On Friday August 21, Ryan will release a new song, “Rivers,” as what he calls a process single — five versions of the same song in different iterations as it progresses from phone demo to full production. The final version of “Rivers” was recorded with The Gaslight Anthem’s Brian Fallon, longtime Ryan collaborator Brian Bequette and drummer Corey Siegle.

He began writing the song in 2016, during the Presidential election cycle. “I love it when you hear a song, [and] it feels like it always existed. It's funny how, like, some songs don't do that, you know? So, if it doesn't come like that first burst of lightning … I like to let something kind of mature with me, or the other thing being that I take my own hands off of it and let it express itself. And that's kind of what happened … It's not like I planned five years ago, like, I'm gonna start this song, and I'm gonna finish it in 2020. And now I'm going to release it. It just happened naturally.

“And so, when that happens, I always listen,” he adds. “When things are hard, it doesn't mean that they're not meant to be. It just means maybe the timing just wasn't right.”

He is also on the cusp of releasing his second collaboration with Neilson Hubbard as Strays Don’t Sleep (full disclosure: I played bass on one Strays Don’t Sleep song on their first release, and on Ryan’s 2001 album, Concussion). It’s an ambient little gem, blending Hubbard’s more easygoing, sweet and lyrical style with Ryan’s incisive eye and more mature and balanced than their first release from 2006.

With more than 20 years and releases under his belt, Matthew Ryan has gained a perspective on writing and on career. The artist who has developed from the angry young man of May Day to the seasoned, slightly less-young writer of “Rivers,” is one who has learned to embrace the lessons of time.

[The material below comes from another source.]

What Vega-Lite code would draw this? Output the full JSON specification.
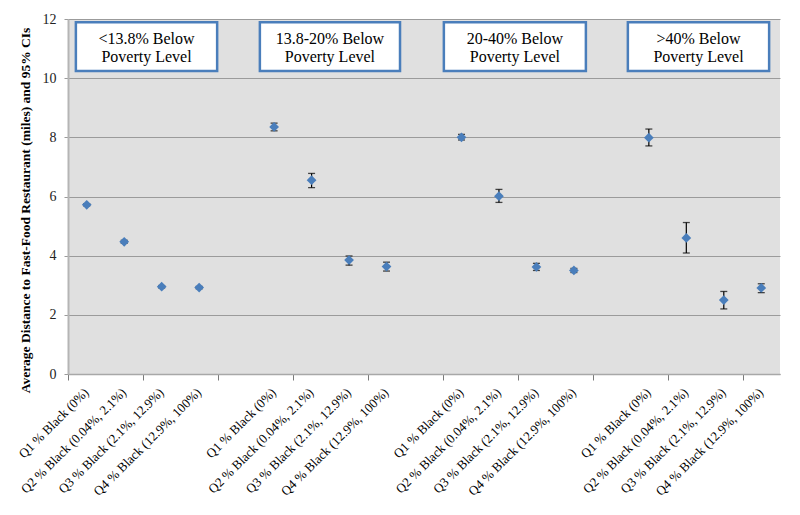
{
  "$schema": "https://vega.github.io/schema/vega-lite/v6.json",
  "autosize": "none",
  "width": 712,
  "height": 355,
  "padding": {"left": 68, "top": 19, "right": 20, "bottom": 141},
  "background": "white",
  "config": {
    "view": {"fill": "#e0e0e0", "stroke": null},
    "font": "Liberation Serif"
  },
  "datasets": {
    "boxes": [
      {"x0": 0.21, "x1": 3.98, "top": 11.89, "bottom": 10.24, "xc": 2.095, "yc": 11.05, "t": "<13.8% Below\nPoverty Level"},
      {"x0": 5.12, "x1": 8.86, "top": 11.89, "bottom": 10.24, "xc": 6.99, "yc": 11.05, "t": "13.8-20% Below\nPoverty Level"},
      {"x0": 10.03, "x1": 13.82, "top": 11.89, "bottom": 10.24, "xc": 11.925, "yc": 11.05, "t": "20-40% Below\nPoverty Level"},
      {"x0": 14.94, "x1": 18.71, "top": 11.89, "bottom": 10.24, "xc": 16.825, "yc": 11.05, "t": ">40% Below\nPoverty Level"}
    ],
    "pts": [
      {"cat": "1|Q1 % Black (0%)", "mean": 5.72, "lo": 5.68, "hi": 5.76},
      {"cat": "1|Q2 % Black (0.04%, 2.1%)", "mean": 4.47, "lo": 4.42, "hi": 4.52},
      {"cat": "1|Q3 % Black (2.1%, 12.9%)", "mean": 2.95, "lo": 2.91, "hi": 2.99},
      {"cat": "1|Q4 % Black (12.9%, 100%)", "mean": 2.92, "lo": 2.88, "hi": 2.96},
      {"cat": "2|Q1 % Black (0%)", "mean": 8.35, "lo": 8.22, "hi": 8.48},
      {"cat": "2|Q2 % Black (0.04%, 2.1%)", "mean": 6.55, "lo": 6.30, "hi": 6.78},
      {"cat": "2|Q3 % Black (2.1%, 12.9%)", "mean": 3.85, "lo": 3.68, "hi": 3.99},
      {"cat": "2|Q4 % Black (12.9%, 100%)", "mean": 3.63, "lo": 3.48, "hi": 3.78},
      {"cat": "3|Q1 % Black (0%)", "mean": 8.0, "lo": 7.91, "hi": 8.1},
      {"cat": "3|Q2 % Black (0.04%, 2.1%)", "mean": 6.01, "lo": 5.8, "hi": 6.24},
      {"cat": "3|Q3 % Black (2.1%, 12.9%)", "mean": 3.62, "lo": 3.5, "hi": 3.74},
      {"cat": "3|Q4 % Black (12.9%, 100%)", "mean": 3.5, "lo": 3.43, "hi": 3.57},
      {"cat": "4|Q1 % Black (0%)", "mean": 7.99, "lo": 7.71, "hi": 8.28},
      {"cat": "4|Q2 % Black (0.04%, 2.1%)", "mean": 4.6, "lo": 4.09, "hi": 5.12},
      {"cat": "4|Q3 % Black (2.1%, 12.9%)", "mean": 2.5, "lo": 2.2, "hi": 2.79},
      {"cat": "4|Q4 % Black (12.9%, 100%)", "mean": 2.91, "lo": 2.75, "hi": 3.05}
    ]
  },
  "layer": [
    {
      "data": {"name": "boxes"},
      "layer": [
        {
          "mark": {"type": "rect", "fill": "white", "stroke": "#4a7ebb", "strokeWidth": 2.5},
          "encoding": {
            "x": {"field": "x0", "type": "quantitative", "scale": {"domain": [0, 19], "nice": false, "zero": false},
                  "axis": {"orient": "bottom", "values": [0,1,2,3,4,5,6,7,8,9,10,11,12,13,14,15,16,17,18,19], "labels": false, "labelOverlap": false, "grid": false, "title": null, "ticks": true, "tickSize": 6, "tickWidth": 1, "tickColor": "#7a7a7a", "domainColor": "#a8a8a8", "domainWidth": 1.5}},
            "x2": {"field": "x1"},
            "y": {"field": "top", "type": "quantitative", "scale": {"domain": [0, 12], "nice": false},
                  "axis": {"values": [0,2,4,6,8,10,12], "title": "Average Distance to Fast-Food Restaurant (miles) and 95% CIs", "titleFont": "Liberation Serif", "titleFontWeight": "bold", "titleFontSize": 13.5, "titleColor": "black", "titleY": 191, "titleX": -36, "grid": true, "gridColor": "#9b9b9b", "gridWidth": 1, "domainColor": "#b5b5b5", "domainWidth": 2, "tickColor": "#9a9a9a", "tickSize": 4, "labelFont": "Liberation Serif", "labelFontSize": 14, "labelColor": "#222", "labelPadding": 8}},
            "y2": {"field": "bottom"}
          }
        },
        {
          "mark": {"type": "text", "font": "Liberation Serif", "fontSize": 16, "lineBreak": "\n", "lineHeight": 18, "baseline": "middle", "align": "center", "color": "black", "dy": -8},
          "encoding": {
            "x": {"field": "xc", "type": "quantitative"},
            "y": {"field": "yc", "type": "quantitative"},
            "text": {"field": "t"}
          }
        }
      ]
    },
    {
      "data": {"name": "pts"},
      "encoding": {
        "x": {"field": "cat", "type": "nominal",
              "scale": {"type": "band", "paddingInner": 0, "paddingOuter": 0,
                        "domain": ["1|Q1 % Black (0%)", "1|Q2 % Black (0.04%, 2.1%)", "1|Q3 % Black (2.1%, 12.9%)", "1|Q4 % Black (12.9%, 100%)", "g1",
                                   "2|Q1 % Black (0%)", "2|Q2 % Black (0.04%, 2.1%)", "2|Q3 % Black (2.1%, 12.9%)", "2|Q4 % Black (12.9%, 100%)", "g2",
                                   "3|Q1 % Black (0%)", "3|Q2 % Black (0.04%, 2.1%)", "3|Q3 % Black (2.1%, 12.9%)", "3|Q4 % Black (12.9%, 100%)", "g3",
                                   "4|Q1 % Black (0%)", "4|Q2 % Black (0.04%, 2.1%)", "4|Q3 % Black (2.1%, 12.9%)", "4|Q4 % Black (12.9%, 100%)"]},
              "axis": {"orient": "bottom", "title": null, "ticks": false, "domain": false, "grid": false, "labelAngle": -45, "labelAlign": "right", "labelBaseline": "middle", "labelFont": "Liberation Serif", "labelFontSize": 13, "labelColor": "black", "labelPadding": 16, "labelLimit": 300, "labelOverlap": false,
                       "labelExpr": "indexof(datum.value, '|') >= 0 ? split(datum.value, '|')[1] : ''"}}
      },
      "layer": [
        {
          "mark": {"type": "rule", "color": "black", "strokeWidth": 1.2},
          "encoding": {
            "y": {"field": "lo", "type": "quantitative"},
            "y2": {"field": "hi"}
          }
        },
        {
          "mark": {"type": "tick", "color": "black", "size": 7, "thickness": 1.3},
          "encoding": {"y": {"field": "lo", "type": "quantitative"}}
        },
        {
          "mark": {"type": "tick", "color": "black", "size": 7, "thickness": 1.3},
          "encoding": {"y": {"field": "hi", "type": "quantitative"}}
        },
        {
          "mark": {"type": "point", "shape": "diamond", "filled": true, "size": 95, "color": "#4a7ebb", "opacity": 1},
          "encoding": {"y": {"field": "mean", "type": "quantitative",
                  "axis": {"values": [0,2,4,6,8,10,12], "title": "Average Distance to Fast-Food Restaurant (miles) and 95% CIs", "titleFont": "Liberation Serif", "titleFontWeight": "bold", "titleFontSize": 13.5, "titleColor": "black", "titleY": 191, "titleX": -36, "grid": true, "gridColor": "#9b9b9b", "gridWidth": 1, "domainColor": "#b5b5b5", "domainWidth": 2, "tickColor": "#9a9a9a", "tickSize": 4, "labelFont": "Liberation Serif", "labelFontSize": 14, "labelColor": "#222", "labelPadding": 8}}}
        }
      ]
    }
  ],
  "resolve": {"scale": {"x": "independent"}}
}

“The processes of the things that we do are important,” he says, as we finish our conversation and tea. “And they should be built to last. We're really up against that certain sort of quickness. It's beyond disposability. It's ‘experience, experience, experience, experience, forget, forget, forget, forget, forget.’ This is no way to live. So, the idea is to quietly express that we should inhabit things more thoroughly.”